▶ _SUPPLIED MATERIAL_
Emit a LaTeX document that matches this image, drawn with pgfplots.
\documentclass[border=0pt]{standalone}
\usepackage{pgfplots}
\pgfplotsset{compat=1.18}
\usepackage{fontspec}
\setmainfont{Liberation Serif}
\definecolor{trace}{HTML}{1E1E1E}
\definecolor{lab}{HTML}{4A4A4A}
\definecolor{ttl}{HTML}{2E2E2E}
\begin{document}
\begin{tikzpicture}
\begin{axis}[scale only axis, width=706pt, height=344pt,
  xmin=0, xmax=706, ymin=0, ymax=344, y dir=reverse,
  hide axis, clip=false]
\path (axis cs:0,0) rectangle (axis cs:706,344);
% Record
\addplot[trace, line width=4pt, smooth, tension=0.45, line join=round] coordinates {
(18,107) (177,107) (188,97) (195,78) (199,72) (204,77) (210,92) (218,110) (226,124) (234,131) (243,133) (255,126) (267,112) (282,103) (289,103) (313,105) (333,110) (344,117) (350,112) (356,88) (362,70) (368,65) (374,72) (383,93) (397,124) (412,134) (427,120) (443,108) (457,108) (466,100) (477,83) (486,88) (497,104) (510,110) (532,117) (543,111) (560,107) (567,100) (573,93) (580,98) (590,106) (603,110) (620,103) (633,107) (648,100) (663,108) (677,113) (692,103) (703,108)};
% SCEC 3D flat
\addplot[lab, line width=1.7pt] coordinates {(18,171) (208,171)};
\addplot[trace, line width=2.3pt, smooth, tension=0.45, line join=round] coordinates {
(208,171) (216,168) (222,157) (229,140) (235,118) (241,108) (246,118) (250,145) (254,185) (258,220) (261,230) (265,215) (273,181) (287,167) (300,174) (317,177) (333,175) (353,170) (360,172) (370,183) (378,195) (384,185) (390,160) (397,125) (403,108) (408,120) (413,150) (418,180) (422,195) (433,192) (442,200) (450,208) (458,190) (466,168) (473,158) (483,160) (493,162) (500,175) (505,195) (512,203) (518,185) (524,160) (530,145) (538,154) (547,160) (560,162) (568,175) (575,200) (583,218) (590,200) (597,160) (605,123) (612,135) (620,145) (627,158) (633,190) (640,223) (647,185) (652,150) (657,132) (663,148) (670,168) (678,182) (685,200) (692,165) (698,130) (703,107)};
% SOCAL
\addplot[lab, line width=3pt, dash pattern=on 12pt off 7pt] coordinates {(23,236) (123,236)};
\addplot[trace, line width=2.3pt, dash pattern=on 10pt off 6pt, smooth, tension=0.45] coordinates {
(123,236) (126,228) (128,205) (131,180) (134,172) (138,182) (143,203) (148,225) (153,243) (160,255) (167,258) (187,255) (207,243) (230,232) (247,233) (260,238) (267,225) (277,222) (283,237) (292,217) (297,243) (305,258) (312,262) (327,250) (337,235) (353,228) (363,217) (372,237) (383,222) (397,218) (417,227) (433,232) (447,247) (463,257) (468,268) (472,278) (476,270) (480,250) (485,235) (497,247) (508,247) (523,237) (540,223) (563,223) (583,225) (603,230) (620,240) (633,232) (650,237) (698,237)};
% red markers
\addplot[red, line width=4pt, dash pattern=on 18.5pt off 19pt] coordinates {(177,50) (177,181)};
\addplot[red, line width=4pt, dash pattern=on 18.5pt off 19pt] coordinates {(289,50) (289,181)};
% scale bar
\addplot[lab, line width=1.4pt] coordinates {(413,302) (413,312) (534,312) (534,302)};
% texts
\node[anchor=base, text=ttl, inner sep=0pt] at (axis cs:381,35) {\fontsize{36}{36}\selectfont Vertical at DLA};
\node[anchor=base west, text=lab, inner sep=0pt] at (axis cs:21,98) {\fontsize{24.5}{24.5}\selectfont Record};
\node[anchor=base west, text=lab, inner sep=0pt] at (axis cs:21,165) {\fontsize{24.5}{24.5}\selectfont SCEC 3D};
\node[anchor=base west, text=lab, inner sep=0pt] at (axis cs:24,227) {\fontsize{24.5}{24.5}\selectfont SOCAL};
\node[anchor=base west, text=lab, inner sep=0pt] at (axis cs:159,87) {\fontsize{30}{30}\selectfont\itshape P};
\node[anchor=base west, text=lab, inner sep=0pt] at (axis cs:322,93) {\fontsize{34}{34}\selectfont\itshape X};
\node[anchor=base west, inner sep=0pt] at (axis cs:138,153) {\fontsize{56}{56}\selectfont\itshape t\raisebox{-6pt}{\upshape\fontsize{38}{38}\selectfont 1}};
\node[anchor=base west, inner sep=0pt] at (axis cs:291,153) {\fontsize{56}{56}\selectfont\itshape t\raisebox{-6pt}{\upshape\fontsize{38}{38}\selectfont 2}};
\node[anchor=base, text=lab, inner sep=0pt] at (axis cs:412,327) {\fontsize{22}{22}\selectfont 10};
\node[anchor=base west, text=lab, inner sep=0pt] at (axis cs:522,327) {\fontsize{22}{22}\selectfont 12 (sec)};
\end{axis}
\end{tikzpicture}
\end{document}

▶ _AIM OF THE EXERCISE_
Would you reproduce the material above in full, exactly as given?

▶ _THE REPLY_
Emit a LaTeX document that matches this image, drawn with pgfplots.
\documentclass[border=0pt]{standalone}
\usepackage{pgfplots}
\pgfplotsset{compat=1.18}
\usepackage{fontspec}
\setmainfont{Liberation Serif}
\definecolor{trace}{HTML}{1E1E1E}
\definecolor{lab}{HTML}{4A4A4A}
\definecolor{ttl}{HTML}{2E2E2E}
\begin{document}
\begin{tikzpicture}
\begin{axis}[scale only axis, width=706pt, height=344pt,
  xmin=0, xmax=706, ymin=0, ymax=344, y dir=reverse,
  hide axis, clip=false]
\path (axis cs:0,0) rectangle (axis cs:706,344);
% Record
\addplot[trace, line width=4pt, smooth, tension=0.45, line join=round] coordinates {
(18,107) (177,107) (188,97) (195,78) (199,72) (204,77) (210,92) (218,110) (226,124) (234,131) (243,133) (255,126) (267,112) (282,103) (289,103) (313,105) (333,110) (344,117) (350,112) (356,88) (362,70) (368,65) (374,72) (383,93) (397,124) (412,134) (427,120) (443,108) (457,108) (466,100) (477,83) (486,88) (497,104) (510,110) (532,117) (543,111) (560,107) (567,100) (573,93) (580,98) (590,106) (603,110) (620,103) (633,107) (648,100) (663,108) (677,113) (692,103) (703,108)};
% SCEC 3D flat
\addplot[lab, line width=1.7pt] coordinates {(18,171) (208,171)};
\addplot[trace, line width=2.3pt, smooth, tension=0.45, line join=round] coordinates {
(208,171) (216,168) (222,157) (229,140) (235,118) (241,108) (246,118) (250,145) (254,185) (258,220) (261,230) (265,215) (273,181) (287,167) (300,174) (317,177) (333,175) (353,170) (360,172) (370,183) (378,195) (384,185) (390,160) (397,125) (403,108) (408,120) (413,150) (418,180) (422,195) (433,192) (442,200) (450,208) (458,190) (466,168) (473,158) (483,160) (493,162) (500,175) (505,195) (512,203) (518,185) (524,160) (530,145) (538,154) (547,160) (560,162) (568,175) (575,200) (583,218) (590,200) (597,160) (605,123) (612,135) (620,145) (627,158) (633,190) (640,223) (647,185) (652,150) (657,132) (663,148) (670,168) (678,182) (685,200) (692,165) (698,130) (703,107)};
% SOCAL
\addplot[lab, line width=3pt, dash pattern=on 12pt off 7pt] coordinates {(23,236) (123,236)};
\addplot[trace, line width=2.3pt, dash pattern=on 10pt off 6pt, smooth, tension=0.45] coordinates {
(123,236) (126,228) (128,205) (131,180) (134,172) (138,182) (143,203) (148,225) (153,243) (160,255) (167,258) (187,255) (207,243) (230,232) (247,233) (260,238) (267,225) (277,222) (283,237) (292,217) (297,243) (305,258) (312,262) (327,250) (337,235) (353,228) (363,217) (372,237) (383,222) (397,218) (417,227) (433,232) (447,247) (463,257) (468,268) (472,278) (476,270) (480,250) (485,235) (497,247) (508,247) (523,237) (540,223) (563,223) (583,225) (603,230) (620,240) (633,232) (650,237) (698,237)};
% red markers
\addplot[red, line width=4pt, dash pattern=on 18.5pt off 19pt] coordinates {(177,50) (177,181)};
\addplot[red, line width=4pt, dash pattern=on 18.5pt off 19pt] coordinates {(289,50) (289,181)};
% scale bar
\addplot[lab, line width=1.4pt] coordinates {(413,302) (413,312) (534,312) (534,302)};
% texts
\node[anchor=base, text=ttl, inner sep=0pt] at (axis cs:381,35) {\fontsize{36}{36}\selectfont Vertical at DLA};
\node[anchor=base west, text=lab, inner sep=0pt] at (axis cs:21,98) {\fontsize{24.5}{24.5}\selectfont Record};
\node[anchor=base west, text=lab, inner sep=0pt] at (axis cs:21,165) {\fontsize{24.5}{24.5}\selectfont SCEC 3D};
\node[anchor=base west, text=lab, inner sep=0pt] at (axis cs:24,227) {\fontsize{24.5}{24.5}\selectfont SOCAL};
\node[anchor=base west, text=lab, inner sep=0pt] at (axis cs:159,87) {\fontsize{30}{30}\selectfont\itshape P};
\node[anchor=base west, text=lab, inner sep=0pt] at (axis cs:322,93) {\fontsize{34}{34}\selectfont\itshape X};
\node[anchor=base west, inner sep=0pt] at (axis cs:138,153) {\fontsize{56}{56}\selectfont\itshape t\raisebox{-6pt}{\upshape\fontsize{38}{38}\selectfont 1}};
\node[anchor=base west, inner sep=0pt] at (axis cs:291,153) {\fontsize{56}{56}\selectfont\itshape t\raisebox{-6pt}{\upshape\fontsize{38}{38}\selectfont 2}};
\node[anchor=base, text=lab, inner sep=0pt] at (axis cs:412,327) {\fontsize{22}{22}\selectfont 10};
\node[anchor=base west, text=lab, inner sep=0pt] at (axis cs:522,327) {\fontsize{22}{22}\selectfont 12 (sec)};
\end{axis}
\end{tikzpicture}
\end{document}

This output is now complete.